Summary: Berkshire Environmental Action Team (BEAT) has uncovered new data that tells a grim story about capacity payments to Berkshire county’s last highly polluting peaking power plant, Pittsfield Generating. While the company has successfully negotiated decreases in its tax obligations to the city of Pittsfield by hundreds of thousands of dollars per year, Pittsfield Generating won an increase in their annual capacity payment from ISO-New England, our grid operator from about $4.6 million to about $6.5 million. This is money the plant is paid to promise to supply energy when needed, even if they’re never called on to run. Payments for any actual energy produced are over and above this capacity payment. This means that this highly polluting plant is making more money polluting already-burdened neighborhoods with each passing year while the community reaps decreasing taxable benefit and increased pollution as the plant’s technology ages. There are grants available to communities like Pittsfield to transition local emissions-generating infrastructure away from fossil fuel use, but so far the City is not moving on this opportunity.
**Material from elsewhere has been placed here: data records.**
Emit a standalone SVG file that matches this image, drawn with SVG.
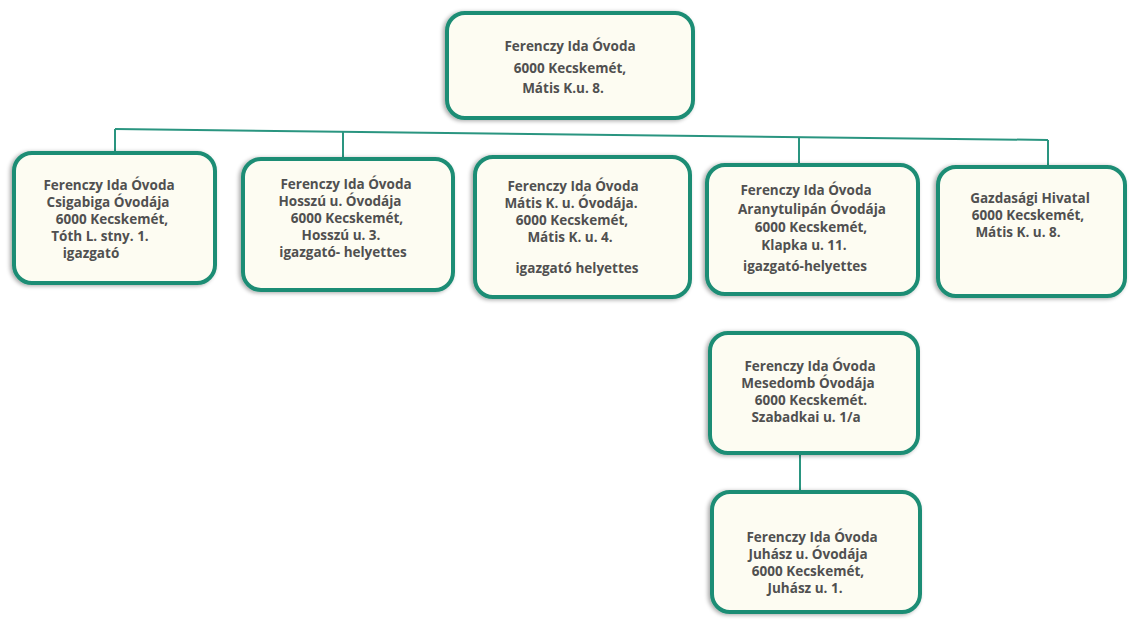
<svg xmlns="http://www.w3.org/2000/svg" width="1129" height="619" viewBox="0 0 1129 619">
<defs>
<filter id="sh" x="-10%" y="-10%" width="120%" height="120%">
<feGaussianBlur in="SourceAlpha" stdDeviation="2"/>
<feOffset dx="-2" dy="1" result="b"/>
<feComponentTransfer><feFuncA type="linear" slope="0.35"/></feComponentTransfer>
<feMerge><feMergeNode/><feMergeNode in="SourceGraphic"/></feMerge>
</filter>
</defs>
<style>
.box{fill:#fdfcf2;stroke:#1f8d74;stroke-width:4;filter:url(#sh)}
.t{font-family:"Open Sans","Liberation Sans",Arial,sans-serif;font-weight:bold;font-size:13.5px;fill:#505050;text-anchor:middle}
.c{fill:none;stroke:#2a9580;stroke-width:2}
</style>
<rect width="1129" height="619" fill="#ffffff"/>
<g id="connectors">
<path class="c" d="M115,129 L1048,140"/>
<path class="c" d="M115,129 V153"/>
<path class="c" d="M343,132 V159"/>
<path class="c" d="M799,138 V165"/>
<path class="c" d="M1048,140 V167"/>
<path class="c" d="M800,453 V492"/>
</g>
<g id="n0">
<rect class="box" x="447" y="13" width="246" height="105" rx="18"/>
<text class="t" x="570" y="51">Ferenczy Ida Óvoda</text>
<text class="t" x="570" y="73">6000 Kecskemét,</text>
<text class="t" x="563" y="93">Mátis K.u. 8.</text>
</g>
<g id="n1">
<rect class="box" x="14" y="153" width="201" height="130" rx="18"/>
<text class="t" x="109" y="190">Ferenczy Ida Óvoda</text>
<text class="t" x="108" y="207">Csigabiga Óvodája</text>
<text class="t" x="112" y="224">6000 Kecskemét,</text>
<text class="t" x="100" y="241">Tóth L. stny. 1.</text>
<text class="t" x="91" y="258">igazgató</text>
</g>
<g id="n2">
<rect class="box" x="243" y="159" width="210" height="131" rx="18"/>
<text class="t" x="346" y="189">Ferenczy Ida Óvoda</text>
<text class="t" x="340" y="206">Hosszú u. Óvodája</text>
<text class="t" x="347" y="223">6000 Kecskemét,</text>
<text class="t" x="341" y="240">Hosszú u. 3.</text>
<text class="t" x="343" y="257">igazgató- helyettes</text>
</g>
<g id="n3">
<rect class="box" x="475" y="157" width="215" height="140" rx="18"/>
<text class="t" x="573" y="191">Ferenczy Ida  Óvoda</text>
<text class="t" x="571" y="208">Mátis K. u. Óvodája.</text>
<text class="t" x="572" y="225">6000 Kecskemét,</text>
<text class="t" x="570" y="242">Mátis K. u. 4.</text>
<text class="t" x="577" y="273">igazgató helyettes</text>
</g>
<g id="n4">
<rect class="box" x="707" y="165" width="211" height="129" rx="18"/>
<text class="t" x="806" y="195">Ferenczy Ida Óvoda</text>
<text class="t" x="812" y="214">Aranytulipán Óvodája</text>
<text class="t" x="811" y="232">6000 Kecskemét,</text>
<text class="t" x="804" y="250">Klapka u. 11.</text>
<text class="t" x="805" y="271">igazgató-helyettes</text>
</g>
<g id="n5">
<rect class="box" x="938" y="167" width="187" height="129" rx="18"/>
<text class="t" x="1030" y="203">Gazdasági Hivatal</text>
<text class="t" x="1028" y="220">6000 Kecskemét,</text>
<text class="t" x="1018" y="237">Mátis K. u. 8.</text>
</g>
<g id="n6">
<rect class="box" x="710" y="333" width="208" height="120" rx="18"/>
<text class="t" x="810" y="371">Ferenczy Ida Óvoda</text>
<text class="t" x="808" y="388">Mesedomb Óvodája</text>
<text class="t" x="811" y="405">6000 Kecskemét.</text>
<text class="t" x="806" y="422">Szabadkai u. 1/a</text>
</g>
<g id="n7">
<rect class="box" x="712" y="492" width="208" height="120" rx="18"/>
<text class="t" x="812" y="542">Ferenczy Ida Óvoda</text>
<text class="t" x="808" y="559">Juhász u. Óvodája</text>
<text class="t" x="808" y="576">6000 Kecskemét,</text>
<text class="t" x="805" y="593">Juhász u. 1.</text>
</g>
</svg>
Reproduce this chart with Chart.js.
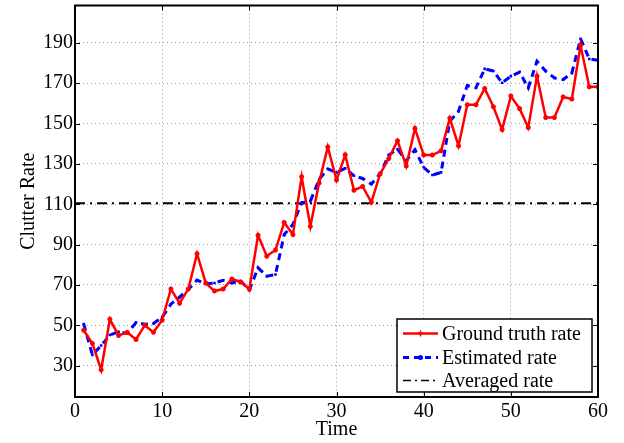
<!DOCTYPE html>
<html>
<head>
<meta charset="utf-8">
<script src="https://cdn.jsdelivr.net/npm/chart.js@4/dist/chart.umd.min.js"></script>
<style>
html,body{margin:0;padding:0;background:#fff;}
#wrap{width:624px;height:443px;}
</style>
</head>
<body>
<div id="wrap"><canvas id="c" width="624" height="443"></canvas></div>
<script>
const times = [1,2,3,4,5,6,7,8,9,10,11,12,13,14,15,16,17,18,19,20,21,22,23,24,25,26,27,28,29,30,31,32,33,34,35,36,37,38,39,40,41,42,43,44,45,46,47,48,49,50,51,52,53,54,55,56,57,58,59,60];
const groundTruth = [47.6,41,28,53,45,46.5,43,50,46.6,52.6,68,61,68,85.5,71,67,68,73,71.5,68,94.6,84.3,87.3,101,95,123.6,99,120.6,138.4,122,134.5,117,118.8,111,125,132.7,141.5,129,147.6,134.4,134.4,136.5,152.6,139,159.3,159.3,167.4,158.3,147,163.6,157.4,148,173.5,153,153,163.2,162.2,188.7,168.2,168.2];
const estimated = [50.7,35.3,40,45.2,46.8,46,51.4,50.6,50.9,54,60.5,64,67.8,72.4,70.6,71,72.3,71,72,67.5,78.5,74.4,75.2,95,100,110.7,111.5,122.3,127.5,125.8,127.8,124.1,122.8,120,125,134.4,137.3,131.6,137,128.3,124.5,125.8,151.2,156.1,168.8,167.7,177.1,176,170.2,173.5,175.5,167.7,180.9,176,172.6,171.8,175,192,182,181.4];
const averagedX = [0,60];
const averagedRate = [110.5,110.5];
const xTicks = [0,10,20,30,40,50,60];
const yTicks = [30,50,70,90,110,130,150,170,190];
const legendLabels = ['Ground truth rate','Estimated rate','Averaged rate'];

const FONT = 'Liberation Serif, Times New Roman, serif';

const boxPlugin = {
  id:'boxPlugin',
  afterDatasetsDraw(chart){
    const {ctx, chartArea:a, scales} = chart;
    ctx.save();
    ctx.strokeStyle = '#000'; ctx.lineWidth = 1; ctx.setLineDash([]);
    const tl = 5;
    xTicks.forEach(v=>{
      const px = Math.round(scales.x.getPixelForValue(v))+0.5;
      ctx.beginPath(); ctx.moveTo(px,a.bottom); ctx.lineTo(px,a.bottom-tl); ctx.stroke();
      ctx.beginPath(); ctx.moveTo(px,a.top); ctx.lineTo(px,a.top+tl); ctx.stroke();
    });
    yTicks.forEach(v=>{
      const py = Math.round(scales.y.getPixelForValue(v))+0.5;
      ctx.beginPath(); ctx.moveTo(a.left,py); ctx.lineTo(a.left+tl,py); ctx.stroke();
      ctx.beginPath(); ctx.moveTo(a.right,py); ctx.lineTo(a.right-tl,py); ctx.stroke();
    });
    ctx.lineWidth = 2;
    ctx.strokeRect(a.left, a.top, a.right-a.left, a.bottom-a.top);
    // legend
    const L = 397, T = 319, R = 592, B = 392;
    ctx.fillStyle = '#fff';
    ctx.fillRect(L,T,R-L,B-T);
    ctx.lineWidth = 1.5; ctx.strokeStyle='#000';
    ctx.strokeRect(L,T,R-L,B-T);
    const rows = [333.5,357.5,380.5];
    const x0 = 403, x1 = 438;
    ctx.font = '20px ' + FONT;
    ctx.textBaseline = 'middle';
    ctx.strokeStyle = '#ff0000'; ctx.lineWidth = 2.5;
    ctx.beginPath(); ctx.moveTo(x0,rows[0]); ctx.lineTo(x1,rows[0]); ctx.stroke();
    ctx.lineWidth = 1.5;
    const cx = (x0+x1)/2;
    ctx.beginPath(); ctx.moveTo(cx-3,rows[0]); ctx.lineTo(cx+3,rows[0]); ctx.moveTo(cx,rows[0]-3); ctx.lineTo(cx,rows[0]+3); ctx.stroke();
    ctx.strokeStyle = '#0000ff'; ctx.lineWidth = 3; ctx.setLineDash([6,5]);
    ctx.beginPath(); ctx.moveTo(x0,rows[1]); ctx.lineTo(x1,rows[1]); ctx.stroke();
    ctx.setLineDash([]);
    ctx.fillStyle = '#0000ff';
    ctx.beginPath(); ctx.arc(cx,rows[1],2.5,0,Math.PI*2); ctx.fill();
    ctx.strokeStyle = '#000'; ctx.lineWidth = 1.5; ctx.setLineDash([8,4,2,4]);
    ctx.beginPath(); ctx.moveTo(x0,rows[2]); ctx.lineTo(x1,rows[2]); ctx.stroke();
    ctx.setLineDash([]);
    ctx.fillStyle = '#000';
    legendLabels.forEach((t,i)=>ctx.fillText(t, 442, rows[i]+1));
    ctx.restore();
  }
};

new Chart(document.getElementById('c'), {
  type:'line',
  data:{
    datasets:[
      {
        label: legendLabels[2],
        data: averagedX.map((x,i)=>({x, y: averagedRate[i]})),
        borderColor:'#000', borderWidth:2, borderDash:[10,5,2,5],
        pointRadius:0, fill:false, order:3
      },
      {
        label: legendLabels[1],
        data: times.map((x,i)=>({x, y: estimated[i]})),
        borderColor:'#0000ff', backgroundColor:'#0000ff', borderWidth:3, borderDash:[7,5],
        pointRadius:1.8, pointStyle:'rect', pointBorderWidth:0, fill:false, order:2, tension:0
      },
      {
        label: legendLabels[0],
        data: times.map((x,i)=>({x, y: groundTruth[i]})),
        borderColor:'#ff0000', backgroundColor:'#ff0000', borderWidth:2.5,
        pointRadius:2.5, pointStyle:'star', pointBorderWidth:1.5, pointBorderColor:'#ff0000',
        fill:false, order:1, tension:0
      }
    ]
  },
  options:{
    responsive:false, animation:false,
    layout:{padding:{top:5,right:26,left:0,bottom:0}},
    plugins:{legend:{display:false}, tooltip:{enabled:false}},
    scales:{
      x:{
        type:'linear', min:0, max:60,
        afterBuildTicks(s){ s.ticks = xTicks.map(v=>({value:v})); },
        afterFit(s){ s.height = 46; s.paddingLeft = 0; s.paddingRight = 0; },
        grid:{color:'#999', lineWidth:1, drawTicks:false, tickLength:0},
        border:{display:false, dash:[1,3]},
        ticks:{color:'#000', font:{family:FONT,size:20}, padding:3, maxRotation:0},
        title:{display:true, text:'Time', color:'#000', font:{family:FONT,size:20}, padding:{top:0,bottom:1}}
      },
      y:{
        type:'linear', min:14.5, max:208.5,
        afterBuildTicks(s){ s.ticks = yTicks.map(v=>({value:v})); },
        afterFit(s){ s.width = 75; s.paddingTop = 0; s.paddingBottom = 0; },
        grid:{color:'#999', lineWidth:1, drawTicks:false, tickLength:0},
        border:{display:false, dash:[1,3]},
        ticks:{color:'#000', font:{family:FONT,size:20}, padding:2},
        title:{display:true, text:'Clutter Rate', color:'#000', font:{family:FONT,size:20}, padding:{top:17,bottom:0}}
      }
    }
  },
  plugins:[boxPlugin]
});
</script>
</body>
</html>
Overview: Peaking power plants, or “peakers,” are energy production plants that fire up only during moments of peak electricity demand, such as the hottest days of summer or extreme, prolonged cold snaps. They run on dirty energy and are frequently located in densely populated urban centers. Berkshire Environmental Action Team (BEAT) has successfully shut down two of Berkshire County’s three peaking power plants, worked as part of the Massachusetts Clean Peak Coalition to transition a third plant in West Springfield to clean energy (solar and battery storage), and now is working to decommission and convert to clean energy Berkshire county’s last remaining peaking power plant.
The plant, owned by private equity firm Hull Street Energy, has in recent years successfully appealed the City of Pittsfield’s tax assessments of its infrastructure, claiming that its assets have depreciated considerably. In doing so, they have decreased their tax payments by half, hundreds of thousands of dollars.
Meanwhile, the plant’s profits are soaring. BEAT recently learned that Pittsfield Generating’s forward capacity payments received (meaning funds paid to electric generation sites by ISO New England, the regional grid operator, whether they run or not) were $4.6 million in the last auction (a figure confirmed by the analyst group Strategen) and approximately $6.5 million in the most recent auction– a 40% rise in passive income before the plants generate any power at all. This makes the fact that they raised and won an appeal to have their tax payment to the city cut in half just galling.
In reality, the plant’s infrastructure is deteriorating, but so long as the financial incentive remains for it to continue running while raking in capacity payments, the highly polluting effects on the neighboring community are likely to worsen as the plant’s condition declines.
However, there are exciting opportunities for transitioning dirty energy plants of this sort to clean energy. Working as part of the Massachusetts Clean Peak Coalition, BEAT has also engaged with another company, Cogentrix, to decommission two kerosene-fired plants in the Berkshires and transition a former peaker in West Springfield to solar and battery storage. The same transition to this clean energy option could be done in Pittsfield, and there are ample opportunities for federal clean energy grants through the Inflation Reduction Act. These grant opportunities are available for municipalities and community groups to remove emissions sources from impacted communities.
This opportunity for the City and community groups to work with Pittsfield Generating’s owner could keep the business on City tax rolls much longer than the currently diminishing life span of the aging fossil fuel peaker, raise the plant’s tax value, and remove the pollution it produces at the heart of the City.
BEAT met with officials in the Mayor’s office in March to review the possible ways that these funds could be used to partner with the owners of Pittsfield Generating, and figure out how to decarbonize, but as yet, the City hasn’t moved on partnering with BEAT and the Massachusetts Clean Peak Coalition in applying for these IRA grant opportunities, and the deadlines are looming. It’s a fresh opportunity to remove the outdated and polluting power plant, and transition it to modern battery storage as part of meeting the state’s ambitious emissions targets, ensuring a tax base for years to come, and as a viable business strategy.